Mon, Oct 19, 2015 - Page 1 News List

Eric Chu challenges Tsai to clear up ‘status quo’

NOT A DIVINER:The New Taipei City mayor said his fortune-telling ability was not good enough to show the KMT was going to do so poorly in last year’s local elections

By Alison Hsiao  /  Staff reporter

Newly anointed Chinese Nationalist Party (KMT) presidential candidate Eric Chu (朱立倫), who is also mayor of New Taipei City, yesterday asked whether Democratic Progressive Party presidential candidate Tsai Ing-wen’s (蔡英文) idea of the “status quo” with China encompasses a “two-state theory” or the DPP’s Taiwanese independence platform.

In an interview with the Chinese-language United Evening News, Chu said that Tsai must offer a clearer explanation of her take on the “status quo.”

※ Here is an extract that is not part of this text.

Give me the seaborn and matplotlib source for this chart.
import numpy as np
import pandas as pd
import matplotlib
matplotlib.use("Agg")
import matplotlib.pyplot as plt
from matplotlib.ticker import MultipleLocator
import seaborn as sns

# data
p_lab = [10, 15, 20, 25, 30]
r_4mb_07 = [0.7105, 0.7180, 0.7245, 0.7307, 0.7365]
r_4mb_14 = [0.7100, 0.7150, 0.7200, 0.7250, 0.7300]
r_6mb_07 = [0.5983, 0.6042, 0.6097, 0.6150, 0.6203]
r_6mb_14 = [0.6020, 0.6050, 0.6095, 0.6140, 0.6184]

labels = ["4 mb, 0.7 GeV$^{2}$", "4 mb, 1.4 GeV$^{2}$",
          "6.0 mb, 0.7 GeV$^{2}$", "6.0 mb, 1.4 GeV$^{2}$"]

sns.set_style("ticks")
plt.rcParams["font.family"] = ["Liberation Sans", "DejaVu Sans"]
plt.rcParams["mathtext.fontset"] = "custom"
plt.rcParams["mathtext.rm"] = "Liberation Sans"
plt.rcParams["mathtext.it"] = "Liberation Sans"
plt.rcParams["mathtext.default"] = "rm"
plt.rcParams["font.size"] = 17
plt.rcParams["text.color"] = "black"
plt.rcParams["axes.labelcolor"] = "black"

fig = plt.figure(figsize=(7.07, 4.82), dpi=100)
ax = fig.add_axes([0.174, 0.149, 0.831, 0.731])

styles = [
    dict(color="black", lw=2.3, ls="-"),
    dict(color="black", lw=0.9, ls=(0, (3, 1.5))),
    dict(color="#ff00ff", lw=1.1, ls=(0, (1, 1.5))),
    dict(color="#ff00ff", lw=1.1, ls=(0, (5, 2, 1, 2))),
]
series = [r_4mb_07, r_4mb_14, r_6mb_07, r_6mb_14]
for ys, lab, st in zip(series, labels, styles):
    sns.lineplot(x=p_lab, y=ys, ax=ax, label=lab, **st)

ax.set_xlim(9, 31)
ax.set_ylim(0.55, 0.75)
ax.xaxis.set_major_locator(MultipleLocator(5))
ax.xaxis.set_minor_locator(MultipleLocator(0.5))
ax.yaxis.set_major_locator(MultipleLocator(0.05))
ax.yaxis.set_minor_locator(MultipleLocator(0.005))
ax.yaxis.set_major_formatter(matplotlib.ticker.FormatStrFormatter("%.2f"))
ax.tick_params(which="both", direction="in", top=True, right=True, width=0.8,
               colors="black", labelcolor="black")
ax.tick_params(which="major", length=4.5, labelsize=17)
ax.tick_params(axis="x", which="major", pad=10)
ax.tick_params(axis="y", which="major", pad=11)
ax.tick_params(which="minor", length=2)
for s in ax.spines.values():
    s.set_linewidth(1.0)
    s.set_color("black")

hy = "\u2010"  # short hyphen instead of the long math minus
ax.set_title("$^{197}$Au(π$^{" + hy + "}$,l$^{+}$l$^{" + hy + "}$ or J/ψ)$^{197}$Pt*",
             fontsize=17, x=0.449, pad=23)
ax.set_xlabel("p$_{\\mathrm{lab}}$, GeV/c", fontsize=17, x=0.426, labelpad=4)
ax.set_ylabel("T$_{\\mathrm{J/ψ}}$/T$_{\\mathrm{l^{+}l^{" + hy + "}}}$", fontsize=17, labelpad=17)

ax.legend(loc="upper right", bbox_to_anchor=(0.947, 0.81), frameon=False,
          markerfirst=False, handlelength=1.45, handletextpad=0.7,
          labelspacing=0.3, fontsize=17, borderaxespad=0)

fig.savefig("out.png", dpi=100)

When asked whether Legislative Speaker Wang Jin-pyng (王金平) would top the KMT’s list of recommended legislators-at-large, Chu said that Wang and the party had reached a consensus in which they would work as a team, adding that Wang is one of the KMT’s crucial assets.

Chu said he would provide a more complete account at a New Taipei City Council meeting today of his vow to serve out his term as mayor, as he is expected to quit that position to concentrate on his presidential bid.

After the KMT’s extempore party congress on Saturday annulled Deputy Legislative Speaker Hung Hsiu-chu’s (洪秀柱) nomination as its presidential candidate on Saturday, Chu said on Facebook that he had considered a presidential bid before last year’s nine-in-one elections.

“I have to say sorry to those who support or once supported me,” Chu wrote. “I understand your anger and disappointment, and need to bear its weight. My previous decision not to run for president betrayed many people’s expectations.”

“I believe that most of the negative emotions were incited by questions over whether I made the decision not to run because I was afraid to lose,” he said.

“Of course I thought about running, but the party wanted me to run for re-election [as mayor] and keep the stronghold in New Taipei City last year,” he said. “I announced my re-election bid and promised not to enter next year’s race.”

“It would be overestimating my ability to correctly predict fortunes if people think that I had could see that the KMT was going to take a drubbing and found an excuse to drop out,” he added.

The Facebook post spawned a string of memes making fun of its first sentences, which said: “I’ve just made a cup of coffee. Facing the computer screen with no cars or people on the streets; the night, along with quietness, has fallen. [I have remained] silent for too long; the damage has been done. Now it is time for me to straighten out some confusion.”

The message was posted after 8pm on Saturday, prompting netizens to ask why there would be “no cars nor people” on the streets.

“Where exactly do you live, Eric?” one asked.

“Do you live in Neihu?” asked another, an apparent reference to former KMT Taipei mayoral candidate Sean Lien (連勝文), who said last year that Neihu is “overwhelmingly dark” at night.

Netizens expressed concern over a possible aide posting the article on Chu’s behalf.

“It was apparently posted too early. I hope she is not fired,” one wrote.

In related news, KMT spokesman Yang Wei-chung (楊偉中) said Chu is considering a visit to the US, but the details are still being planned.

Media reports have said that Chu might make a one-week trip to the US next month, with a possible stop in Japan on his way back.